Please report every line from the material that contains the word "matplotlib".

(Entries with chart source code)

....

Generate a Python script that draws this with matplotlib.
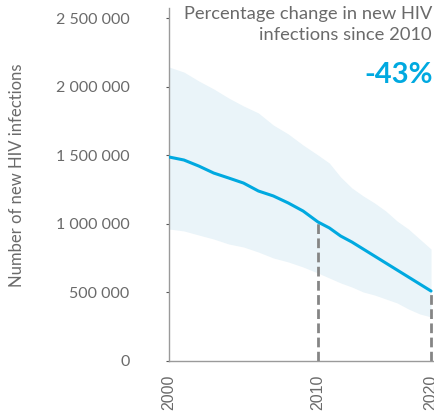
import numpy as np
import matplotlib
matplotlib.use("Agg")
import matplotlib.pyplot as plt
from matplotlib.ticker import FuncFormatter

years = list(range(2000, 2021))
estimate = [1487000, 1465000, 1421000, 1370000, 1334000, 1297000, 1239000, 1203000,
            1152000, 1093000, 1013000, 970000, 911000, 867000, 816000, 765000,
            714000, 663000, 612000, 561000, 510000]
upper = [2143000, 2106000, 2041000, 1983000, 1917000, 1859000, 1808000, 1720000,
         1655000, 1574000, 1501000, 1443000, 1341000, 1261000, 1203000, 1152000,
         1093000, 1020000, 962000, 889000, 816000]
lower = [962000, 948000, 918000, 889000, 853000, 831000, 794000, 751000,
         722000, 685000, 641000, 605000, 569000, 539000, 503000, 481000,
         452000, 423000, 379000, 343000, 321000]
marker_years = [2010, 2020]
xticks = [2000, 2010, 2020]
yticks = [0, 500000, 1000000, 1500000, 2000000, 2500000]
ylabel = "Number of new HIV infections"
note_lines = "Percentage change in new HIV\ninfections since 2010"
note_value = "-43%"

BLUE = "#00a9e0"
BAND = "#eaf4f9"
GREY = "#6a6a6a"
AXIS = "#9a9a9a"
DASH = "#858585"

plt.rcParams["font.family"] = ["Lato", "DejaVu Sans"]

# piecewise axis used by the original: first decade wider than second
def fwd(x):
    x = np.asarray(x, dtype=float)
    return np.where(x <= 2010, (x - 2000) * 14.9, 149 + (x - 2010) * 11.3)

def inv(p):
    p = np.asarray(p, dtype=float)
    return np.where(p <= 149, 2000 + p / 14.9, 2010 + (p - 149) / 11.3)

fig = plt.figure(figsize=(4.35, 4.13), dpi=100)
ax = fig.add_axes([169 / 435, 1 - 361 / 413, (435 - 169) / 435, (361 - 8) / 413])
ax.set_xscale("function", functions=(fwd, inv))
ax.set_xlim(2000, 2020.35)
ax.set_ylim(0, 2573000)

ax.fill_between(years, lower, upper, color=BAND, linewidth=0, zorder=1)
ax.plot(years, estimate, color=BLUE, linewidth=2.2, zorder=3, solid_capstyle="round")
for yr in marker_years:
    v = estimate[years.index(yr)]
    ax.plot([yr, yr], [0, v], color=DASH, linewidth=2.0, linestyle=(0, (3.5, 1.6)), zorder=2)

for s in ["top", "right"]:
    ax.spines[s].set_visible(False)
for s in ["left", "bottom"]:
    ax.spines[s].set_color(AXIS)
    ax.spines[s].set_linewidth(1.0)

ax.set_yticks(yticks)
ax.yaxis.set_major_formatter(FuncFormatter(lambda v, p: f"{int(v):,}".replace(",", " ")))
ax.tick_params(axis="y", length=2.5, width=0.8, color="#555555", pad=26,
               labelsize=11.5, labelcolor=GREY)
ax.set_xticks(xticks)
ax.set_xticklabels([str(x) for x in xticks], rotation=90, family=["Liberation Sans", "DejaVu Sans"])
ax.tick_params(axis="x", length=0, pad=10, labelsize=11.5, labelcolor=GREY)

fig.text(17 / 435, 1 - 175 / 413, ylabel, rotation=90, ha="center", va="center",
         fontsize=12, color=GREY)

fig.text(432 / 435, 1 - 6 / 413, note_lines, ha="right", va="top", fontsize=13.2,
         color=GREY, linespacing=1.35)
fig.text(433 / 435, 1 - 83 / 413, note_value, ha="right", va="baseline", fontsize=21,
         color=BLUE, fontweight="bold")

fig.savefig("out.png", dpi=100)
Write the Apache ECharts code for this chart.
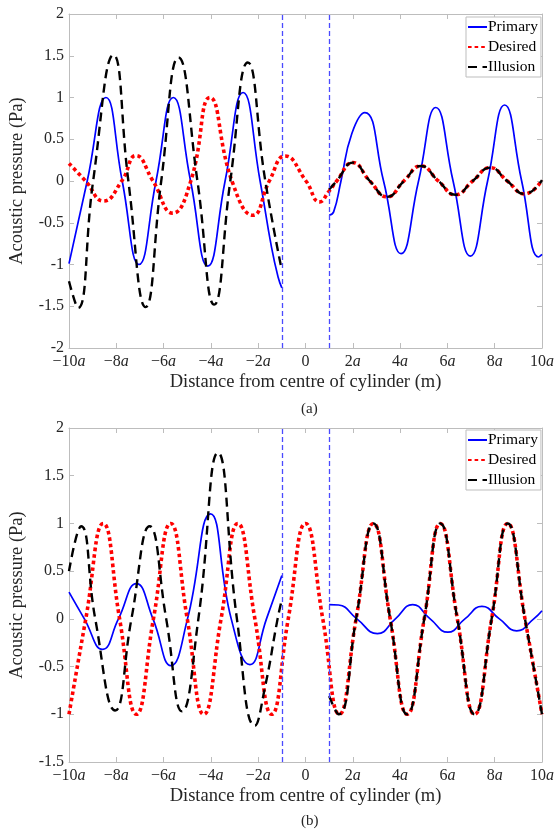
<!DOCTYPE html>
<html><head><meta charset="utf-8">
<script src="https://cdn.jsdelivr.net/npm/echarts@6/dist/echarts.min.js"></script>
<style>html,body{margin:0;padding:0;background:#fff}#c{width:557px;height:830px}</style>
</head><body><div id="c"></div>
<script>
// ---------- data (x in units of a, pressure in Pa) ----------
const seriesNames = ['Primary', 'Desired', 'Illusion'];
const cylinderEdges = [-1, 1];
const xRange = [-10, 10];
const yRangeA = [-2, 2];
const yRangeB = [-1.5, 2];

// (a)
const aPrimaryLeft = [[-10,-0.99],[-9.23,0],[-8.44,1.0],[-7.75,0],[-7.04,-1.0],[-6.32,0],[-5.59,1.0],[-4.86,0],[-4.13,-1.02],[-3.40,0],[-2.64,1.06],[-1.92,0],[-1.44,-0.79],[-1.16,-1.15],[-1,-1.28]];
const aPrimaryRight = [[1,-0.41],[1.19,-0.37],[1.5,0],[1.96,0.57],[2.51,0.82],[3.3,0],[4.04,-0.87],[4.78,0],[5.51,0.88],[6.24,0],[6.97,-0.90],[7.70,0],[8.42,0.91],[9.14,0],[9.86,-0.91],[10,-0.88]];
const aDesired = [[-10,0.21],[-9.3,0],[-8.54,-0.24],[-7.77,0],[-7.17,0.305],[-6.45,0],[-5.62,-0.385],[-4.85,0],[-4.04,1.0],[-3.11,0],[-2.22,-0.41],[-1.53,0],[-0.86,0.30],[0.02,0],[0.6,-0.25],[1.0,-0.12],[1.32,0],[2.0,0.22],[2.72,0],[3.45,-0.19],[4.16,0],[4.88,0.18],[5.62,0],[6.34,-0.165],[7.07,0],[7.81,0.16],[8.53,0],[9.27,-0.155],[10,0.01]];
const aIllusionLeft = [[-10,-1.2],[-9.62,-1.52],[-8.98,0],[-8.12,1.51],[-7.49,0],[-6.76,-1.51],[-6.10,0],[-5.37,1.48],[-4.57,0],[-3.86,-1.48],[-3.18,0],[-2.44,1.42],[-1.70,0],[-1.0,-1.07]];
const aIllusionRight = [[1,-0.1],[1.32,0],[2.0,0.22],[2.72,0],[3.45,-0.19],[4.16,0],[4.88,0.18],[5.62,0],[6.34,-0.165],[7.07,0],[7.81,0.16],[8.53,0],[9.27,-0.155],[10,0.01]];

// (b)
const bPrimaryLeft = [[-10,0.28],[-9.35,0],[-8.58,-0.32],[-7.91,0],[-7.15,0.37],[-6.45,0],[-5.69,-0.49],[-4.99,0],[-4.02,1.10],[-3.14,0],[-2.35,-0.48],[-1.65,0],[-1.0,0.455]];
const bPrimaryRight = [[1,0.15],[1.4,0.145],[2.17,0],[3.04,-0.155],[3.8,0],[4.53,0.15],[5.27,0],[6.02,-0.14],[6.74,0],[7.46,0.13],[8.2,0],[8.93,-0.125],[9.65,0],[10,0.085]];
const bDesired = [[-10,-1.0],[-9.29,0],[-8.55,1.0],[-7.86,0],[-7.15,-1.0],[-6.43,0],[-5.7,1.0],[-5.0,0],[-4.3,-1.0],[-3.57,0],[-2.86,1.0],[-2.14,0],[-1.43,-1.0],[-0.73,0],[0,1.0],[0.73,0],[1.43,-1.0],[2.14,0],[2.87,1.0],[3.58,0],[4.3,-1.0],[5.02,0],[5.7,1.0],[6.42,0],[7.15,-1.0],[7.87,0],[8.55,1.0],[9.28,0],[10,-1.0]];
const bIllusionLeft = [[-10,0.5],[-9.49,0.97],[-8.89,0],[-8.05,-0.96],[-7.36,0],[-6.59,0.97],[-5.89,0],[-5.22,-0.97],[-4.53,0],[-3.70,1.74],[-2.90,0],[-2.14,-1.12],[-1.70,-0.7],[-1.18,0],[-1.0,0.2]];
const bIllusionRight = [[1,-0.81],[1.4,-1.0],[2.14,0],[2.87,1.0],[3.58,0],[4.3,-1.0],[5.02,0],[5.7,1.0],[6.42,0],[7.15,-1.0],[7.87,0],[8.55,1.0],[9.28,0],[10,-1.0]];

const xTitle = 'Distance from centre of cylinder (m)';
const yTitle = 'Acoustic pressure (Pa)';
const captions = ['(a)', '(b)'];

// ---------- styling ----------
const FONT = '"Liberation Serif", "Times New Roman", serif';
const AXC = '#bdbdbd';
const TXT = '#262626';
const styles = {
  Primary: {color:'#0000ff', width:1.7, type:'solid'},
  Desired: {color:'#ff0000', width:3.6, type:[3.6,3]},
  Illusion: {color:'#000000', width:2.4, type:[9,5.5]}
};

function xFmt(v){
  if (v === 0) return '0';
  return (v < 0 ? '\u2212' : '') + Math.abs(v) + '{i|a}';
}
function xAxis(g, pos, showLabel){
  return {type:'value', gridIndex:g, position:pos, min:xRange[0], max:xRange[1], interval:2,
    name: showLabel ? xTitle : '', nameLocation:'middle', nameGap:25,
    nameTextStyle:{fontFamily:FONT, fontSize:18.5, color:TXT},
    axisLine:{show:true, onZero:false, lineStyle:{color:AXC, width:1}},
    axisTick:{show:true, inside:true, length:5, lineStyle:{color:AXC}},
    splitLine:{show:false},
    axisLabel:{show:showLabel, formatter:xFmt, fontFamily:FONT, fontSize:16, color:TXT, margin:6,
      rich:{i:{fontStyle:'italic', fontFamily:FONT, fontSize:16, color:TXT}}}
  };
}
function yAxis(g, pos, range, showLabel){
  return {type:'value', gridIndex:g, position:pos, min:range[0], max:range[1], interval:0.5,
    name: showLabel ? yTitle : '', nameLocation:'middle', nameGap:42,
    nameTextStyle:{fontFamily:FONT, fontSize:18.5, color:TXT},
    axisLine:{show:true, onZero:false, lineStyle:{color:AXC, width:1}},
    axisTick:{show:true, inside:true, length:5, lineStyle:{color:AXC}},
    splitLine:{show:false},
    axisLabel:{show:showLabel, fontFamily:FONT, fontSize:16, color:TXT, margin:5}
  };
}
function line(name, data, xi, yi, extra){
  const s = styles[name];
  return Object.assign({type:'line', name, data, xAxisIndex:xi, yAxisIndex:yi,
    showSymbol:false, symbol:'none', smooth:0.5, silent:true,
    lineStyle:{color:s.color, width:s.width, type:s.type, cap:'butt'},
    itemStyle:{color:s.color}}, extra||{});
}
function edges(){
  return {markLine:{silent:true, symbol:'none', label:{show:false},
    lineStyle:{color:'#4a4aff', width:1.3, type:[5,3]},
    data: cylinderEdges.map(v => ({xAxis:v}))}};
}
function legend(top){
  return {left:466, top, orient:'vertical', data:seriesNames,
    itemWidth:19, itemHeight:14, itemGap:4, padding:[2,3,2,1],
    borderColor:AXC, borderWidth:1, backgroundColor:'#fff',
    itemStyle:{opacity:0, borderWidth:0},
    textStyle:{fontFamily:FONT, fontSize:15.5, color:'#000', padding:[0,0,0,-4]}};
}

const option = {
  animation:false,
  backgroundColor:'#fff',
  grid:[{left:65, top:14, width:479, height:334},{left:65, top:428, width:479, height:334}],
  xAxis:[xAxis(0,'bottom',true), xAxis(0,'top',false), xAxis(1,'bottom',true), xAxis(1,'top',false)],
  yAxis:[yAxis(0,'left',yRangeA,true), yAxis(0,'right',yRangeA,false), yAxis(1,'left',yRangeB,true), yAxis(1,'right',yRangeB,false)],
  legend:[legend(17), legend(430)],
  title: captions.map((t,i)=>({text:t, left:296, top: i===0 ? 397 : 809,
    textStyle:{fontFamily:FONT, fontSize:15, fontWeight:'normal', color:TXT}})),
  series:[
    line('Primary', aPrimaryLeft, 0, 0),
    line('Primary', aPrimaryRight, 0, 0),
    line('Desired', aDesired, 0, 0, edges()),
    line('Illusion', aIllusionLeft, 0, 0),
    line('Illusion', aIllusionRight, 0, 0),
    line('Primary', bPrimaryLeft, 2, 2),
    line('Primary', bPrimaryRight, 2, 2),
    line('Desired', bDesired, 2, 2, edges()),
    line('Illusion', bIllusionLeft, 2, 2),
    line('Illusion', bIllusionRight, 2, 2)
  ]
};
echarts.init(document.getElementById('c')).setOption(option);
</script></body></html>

....

▶ **Full solution**
Generate a Python script that draws this with matplotlib.
import matplotlib
matplotlib.use("Agg")
import matplotlib.pyplot as plt
from matplotlib.ticker import FuncFormatter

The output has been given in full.